Kan had taken time from his busy schedule to have some fun with his daughter, showing her this very counter, demonstrating how the rate of the clicking it made increased when he placed the Geiger-Müller tube in the wand near a glass of water containing a sodium isotope, which was radioactive.
“Now close your eyes,” he had instructed. Aiko’s eyes closed. He gulped down the water.
“The water is gone!” he exclaimed when Aiko opened her eyes and saw that the glass was empty. He led her on a search about the lab with the counter, checking under desks, in the corners, behind stacks of books and papers, muttering all the while, “Now where did that water go?”
Finally he passed the wand near his stomach, making the counter erupt with a flurry of clicks.
“It’s in your stomach,” Aiko had said, her eyes wide.
“In my stomach? Oh yes, of course. I drank it!”
He gave the wand to Aiko to pass over his belly. And Kan and his wife and his daughter had laughed.
The rings of plum-colored metal sparked a much more vigorous response than the water he had drunk.
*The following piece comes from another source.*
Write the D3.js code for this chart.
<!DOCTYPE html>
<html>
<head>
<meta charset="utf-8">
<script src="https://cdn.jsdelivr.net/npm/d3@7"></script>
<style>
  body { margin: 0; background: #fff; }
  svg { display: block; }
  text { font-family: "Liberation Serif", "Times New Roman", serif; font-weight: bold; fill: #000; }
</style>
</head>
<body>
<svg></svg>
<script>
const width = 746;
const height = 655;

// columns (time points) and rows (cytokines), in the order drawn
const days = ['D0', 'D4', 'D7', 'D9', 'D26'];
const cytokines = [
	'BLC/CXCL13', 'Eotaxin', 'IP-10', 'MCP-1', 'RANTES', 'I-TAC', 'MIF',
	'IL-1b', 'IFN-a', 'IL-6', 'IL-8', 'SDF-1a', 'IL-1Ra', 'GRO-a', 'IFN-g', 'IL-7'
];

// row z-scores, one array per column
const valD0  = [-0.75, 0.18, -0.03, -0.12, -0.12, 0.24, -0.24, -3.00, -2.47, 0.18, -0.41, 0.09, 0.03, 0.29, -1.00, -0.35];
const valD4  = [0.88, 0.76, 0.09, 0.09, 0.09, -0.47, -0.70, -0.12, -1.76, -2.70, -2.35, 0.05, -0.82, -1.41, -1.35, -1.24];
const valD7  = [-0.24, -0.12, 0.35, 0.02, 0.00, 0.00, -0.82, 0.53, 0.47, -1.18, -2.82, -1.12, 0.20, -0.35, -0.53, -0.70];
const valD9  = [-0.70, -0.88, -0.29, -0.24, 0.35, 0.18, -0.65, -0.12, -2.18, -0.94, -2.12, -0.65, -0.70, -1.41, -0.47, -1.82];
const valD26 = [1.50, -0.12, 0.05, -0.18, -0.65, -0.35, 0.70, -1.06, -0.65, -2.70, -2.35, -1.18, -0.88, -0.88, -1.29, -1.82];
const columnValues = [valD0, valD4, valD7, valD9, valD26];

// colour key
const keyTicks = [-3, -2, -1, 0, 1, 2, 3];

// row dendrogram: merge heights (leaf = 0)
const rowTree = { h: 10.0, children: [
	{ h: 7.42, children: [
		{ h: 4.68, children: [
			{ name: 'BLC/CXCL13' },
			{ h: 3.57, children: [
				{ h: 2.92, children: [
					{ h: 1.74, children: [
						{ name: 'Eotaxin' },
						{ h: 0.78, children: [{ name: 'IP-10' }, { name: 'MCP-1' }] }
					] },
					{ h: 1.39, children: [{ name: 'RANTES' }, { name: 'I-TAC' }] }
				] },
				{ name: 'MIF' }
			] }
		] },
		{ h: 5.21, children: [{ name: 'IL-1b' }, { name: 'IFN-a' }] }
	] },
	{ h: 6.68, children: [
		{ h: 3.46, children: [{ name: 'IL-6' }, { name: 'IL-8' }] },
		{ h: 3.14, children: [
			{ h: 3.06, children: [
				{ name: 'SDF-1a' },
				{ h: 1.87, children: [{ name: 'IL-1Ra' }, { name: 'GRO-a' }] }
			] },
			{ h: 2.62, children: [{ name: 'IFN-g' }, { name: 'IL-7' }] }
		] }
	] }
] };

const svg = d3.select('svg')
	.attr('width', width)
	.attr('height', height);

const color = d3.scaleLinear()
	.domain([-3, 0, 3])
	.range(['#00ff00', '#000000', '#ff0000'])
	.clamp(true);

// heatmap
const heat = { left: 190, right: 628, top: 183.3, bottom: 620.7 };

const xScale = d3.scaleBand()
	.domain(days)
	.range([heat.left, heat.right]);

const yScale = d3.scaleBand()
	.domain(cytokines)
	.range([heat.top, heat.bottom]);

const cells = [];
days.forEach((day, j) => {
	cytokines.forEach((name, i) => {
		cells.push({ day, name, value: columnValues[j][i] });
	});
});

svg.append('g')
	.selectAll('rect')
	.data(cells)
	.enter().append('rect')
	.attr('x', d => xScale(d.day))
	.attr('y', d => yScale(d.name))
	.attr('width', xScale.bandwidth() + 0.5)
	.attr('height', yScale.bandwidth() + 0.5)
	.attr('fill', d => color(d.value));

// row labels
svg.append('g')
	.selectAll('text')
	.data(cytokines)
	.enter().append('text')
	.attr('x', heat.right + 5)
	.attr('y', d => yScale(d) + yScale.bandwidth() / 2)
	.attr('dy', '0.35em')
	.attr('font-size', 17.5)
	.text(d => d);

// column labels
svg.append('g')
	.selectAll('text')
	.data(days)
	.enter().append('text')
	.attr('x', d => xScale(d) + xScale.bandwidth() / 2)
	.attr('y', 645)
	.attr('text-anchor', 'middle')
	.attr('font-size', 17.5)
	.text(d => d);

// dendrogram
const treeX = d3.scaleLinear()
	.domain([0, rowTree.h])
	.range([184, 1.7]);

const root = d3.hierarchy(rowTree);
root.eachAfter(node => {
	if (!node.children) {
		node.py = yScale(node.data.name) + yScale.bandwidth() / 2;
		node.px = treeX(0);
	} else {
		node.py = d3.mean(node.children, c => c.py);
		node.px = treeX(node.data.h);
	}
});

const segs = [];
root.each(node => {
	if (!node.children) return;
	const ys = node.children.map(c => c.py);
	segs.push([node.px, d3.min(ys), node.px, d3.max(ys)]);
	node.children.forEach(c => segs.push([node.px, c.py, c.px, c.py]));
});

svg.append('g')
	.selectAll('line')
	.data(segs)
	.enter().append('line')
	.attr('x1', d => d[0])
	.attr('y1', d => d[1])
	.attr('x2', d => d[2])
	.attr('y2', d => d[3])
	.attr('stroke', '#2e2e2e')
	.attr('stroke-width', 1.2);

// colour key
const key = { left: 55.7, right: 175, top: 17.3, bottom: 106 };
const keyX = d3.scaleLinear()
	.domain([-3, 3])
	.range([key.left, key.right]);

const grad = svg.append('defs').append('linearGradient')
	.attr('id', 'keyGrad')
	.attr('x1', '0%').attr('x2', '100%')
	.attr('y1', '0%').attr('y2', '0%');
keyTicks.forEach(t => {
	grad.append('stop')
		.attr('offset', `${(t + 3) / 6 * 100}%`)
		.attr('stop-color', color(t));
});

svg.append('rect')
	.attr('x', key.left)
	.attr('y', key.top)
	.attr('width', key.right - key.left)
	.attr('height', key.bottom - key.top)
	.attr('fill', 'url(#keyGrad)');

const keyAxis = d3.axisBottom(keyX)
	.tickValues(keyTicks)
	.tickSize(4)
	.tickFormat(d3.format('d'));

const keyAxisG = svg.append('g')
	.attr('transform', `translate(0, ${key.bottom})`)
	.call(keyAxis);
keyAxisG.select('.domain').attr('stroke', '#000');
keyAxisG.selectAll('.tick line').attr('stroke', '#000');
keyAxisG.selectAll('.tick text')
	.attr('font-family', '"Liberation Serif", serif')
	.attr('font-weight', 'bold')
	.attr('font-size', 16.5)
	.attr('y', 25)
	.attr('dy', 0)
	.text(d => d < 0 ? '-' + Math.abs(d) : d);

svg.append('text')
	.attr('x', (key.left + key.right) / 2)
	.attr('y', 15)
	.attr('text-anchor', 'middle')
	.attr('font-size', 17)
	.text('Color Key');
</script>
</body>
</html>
As Kan brought the Geiger-Müller tube in close, the sporadic clicks of background radiation increased to a flurry and merged into a harsh buzz, the needle on the gauge climbing past 200,000 counts per minute.
It subsided when he moved the wand down the nose assembly, down past the tungsten carbide disk, then the outer steel pieces.
He returned the wand to the rings. The counter began buzzing again.
Gamma radiation. The reading was high but in line with what would be expected. Coupled with Yagi’s specific gravity test, the conclusion was clear.
Kan let it sink in. He started nodding his head.
“I think you’re right, Yagi-heisō,” he said. “This could be uran .”
He would need to conduct his own testing, but he accepted it now. His mind leaped ahead instead to the next question: Had the U-235 content in these metal rings been significantly concentrated? As fantastic as it seems, could this uranium really be enriched?